Tuesday, December 8, 2009

How Can the Threat of a Ratings Downgrade Send Prices of a Bond Higher? (It Can't.)

The following excerpts from a Bloomberg.com article demonstrate anew the uselessness of much of what passes for financial reporting:

Dec. 8 (Bloomberg) -- Stocks, gold and oil fell, Treasuries advanced and the yen and dollar strengthened as credit-rating companies highlighted the risk of government deficits and German industrial production unexpectedly dropped. . .

Moody’s Investors Service said today deteriorating public finances in the U.S. and U.K. may “test the Aaa boundaries.”


Of course, for the Moody's comments to make sense, gold should have risen and the price of Treasury debt fallen.

Not that rising prices for Federal debt make a lot of sense, but this is what has happened in slow-growth Japan and may represent the Fed's exit strategy.
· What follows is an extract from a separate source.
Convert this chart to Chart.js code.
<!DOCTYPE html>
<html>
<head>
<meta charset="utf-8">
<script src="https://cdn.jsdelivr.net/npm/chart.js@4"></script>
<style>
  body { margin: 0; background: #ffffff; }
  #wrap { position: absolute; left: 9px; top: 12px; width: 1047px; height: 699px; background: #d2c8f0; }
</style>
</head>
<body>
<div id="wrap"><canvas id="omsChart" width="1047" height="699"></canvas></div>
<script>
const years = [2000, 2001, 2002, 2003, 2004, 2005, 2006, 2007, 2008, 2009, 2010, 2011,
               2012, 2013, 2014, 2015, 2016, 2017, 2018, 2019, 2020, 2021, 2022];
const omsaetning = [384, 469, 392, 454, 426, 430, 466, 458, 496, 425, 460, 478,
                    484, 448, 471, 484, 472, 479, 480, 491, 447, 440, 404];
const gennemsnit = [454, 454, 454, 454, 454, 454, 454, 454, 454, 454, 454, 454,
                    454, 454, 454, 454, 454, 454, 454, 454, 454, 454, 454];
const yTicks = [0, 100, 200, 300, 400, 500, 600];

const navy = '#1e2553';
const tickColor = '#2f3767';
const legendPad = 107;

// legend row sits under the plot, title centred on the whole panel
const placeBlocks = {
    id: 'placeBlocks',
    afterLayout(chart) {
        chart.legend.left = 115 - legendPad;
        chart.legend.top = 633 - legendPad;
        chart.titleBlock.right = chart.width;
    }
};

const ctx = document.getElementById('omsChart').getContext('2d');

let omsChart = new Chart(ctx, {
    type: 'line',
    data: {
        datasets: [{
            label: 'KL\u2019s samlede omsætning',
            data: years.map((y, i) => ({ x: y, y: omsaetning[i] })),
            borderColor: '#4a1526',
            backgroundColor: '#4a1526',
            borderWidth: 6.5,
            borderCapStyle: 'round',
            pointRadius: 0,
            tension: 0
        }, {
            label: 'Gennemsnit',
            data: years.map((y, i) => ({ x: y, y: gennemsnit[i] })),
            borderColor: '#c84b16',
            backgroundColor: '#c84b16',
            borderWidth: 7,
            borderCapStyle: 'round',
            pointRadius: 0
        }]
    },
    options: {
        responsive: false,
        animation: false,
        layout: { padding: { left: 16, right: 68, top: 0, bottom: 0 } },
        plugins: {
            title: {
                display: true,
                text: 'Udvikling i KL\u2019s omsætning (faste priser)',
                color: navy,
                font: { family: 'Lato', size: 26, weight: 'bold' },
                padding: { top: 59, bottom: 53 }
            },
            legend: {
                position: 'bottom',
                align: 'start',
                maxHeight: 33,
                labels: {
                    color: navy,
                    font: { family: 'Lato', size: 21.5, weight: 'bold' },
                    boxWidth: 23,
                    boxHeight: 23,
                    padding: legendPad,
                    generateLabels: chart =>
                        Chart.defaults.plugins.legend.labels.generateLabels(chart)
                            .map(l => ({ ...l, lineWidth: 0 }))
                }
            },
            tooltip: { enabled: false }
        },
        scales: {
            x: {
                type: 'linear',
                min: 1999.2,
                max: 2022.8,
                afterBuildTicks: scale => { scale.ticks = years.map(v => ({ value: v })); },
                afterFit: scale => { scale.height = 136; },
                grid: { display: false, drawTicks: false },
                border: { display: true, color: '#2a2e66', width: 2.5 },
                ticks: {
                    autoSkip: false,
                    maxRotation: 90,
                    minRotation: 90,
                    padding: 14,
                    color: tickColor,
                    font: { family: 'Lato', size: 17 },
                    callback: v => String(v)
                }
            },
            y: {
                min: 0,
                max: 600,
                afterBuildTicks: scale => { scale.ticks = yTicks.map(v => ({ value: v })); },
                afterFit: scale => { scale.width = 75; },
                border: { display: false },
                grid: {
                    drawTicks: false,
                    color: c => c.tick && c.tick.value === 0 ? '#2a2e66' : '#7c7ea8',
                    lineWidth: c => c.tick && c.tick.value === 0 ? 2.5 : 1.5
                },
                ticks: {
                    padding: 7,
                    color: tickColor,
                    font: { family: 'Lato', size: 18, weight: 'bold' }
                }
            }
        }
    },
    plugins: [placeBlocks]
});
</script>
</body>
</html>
The Fed owns truly massive amounts of low-yielding mortgage-backed securities and if the 10-year Treasury goes under 2% with a stabilized if slow-growing economy, the Fed can be made whole.

The fact that essentially no one believes that this scenario is going to happen means that it is not priced into the Treasury market. Right now, par 10-year Treasuries do not yield what your broker tells you they yield, because there is zero reinvestment income. Thus they yield less than you think. On the other hand, zero coupon (or stripped) Treasuries trade cheap to par bonds, and probably yield around 4% with no reinvestment issues. Thus you may be able to purchase for $67.50 a zero coupon Treasury that will be worth $100 in ten years: an aggregate 50% return given 4% compounded annually. In five years, you will have a 5-year bond and if interest rates have not changed from now to then (who knows which way they will go?), you will have received more than a 4% annual return due to capital appreciation.

Zeros and strips are taxed on the annual unrealized interest, so taxable accounts interested in them should consider munis. For retirement accounts, most people are grossly underinvested in Treasuries and other highly secure income vehicles, and zeros/strips are a sensible part of a diversified tax-deferred portfolio.

No matter what tortured explanations for small prices changes the media propound to sell advertising and to induce people to generate commissions by trading.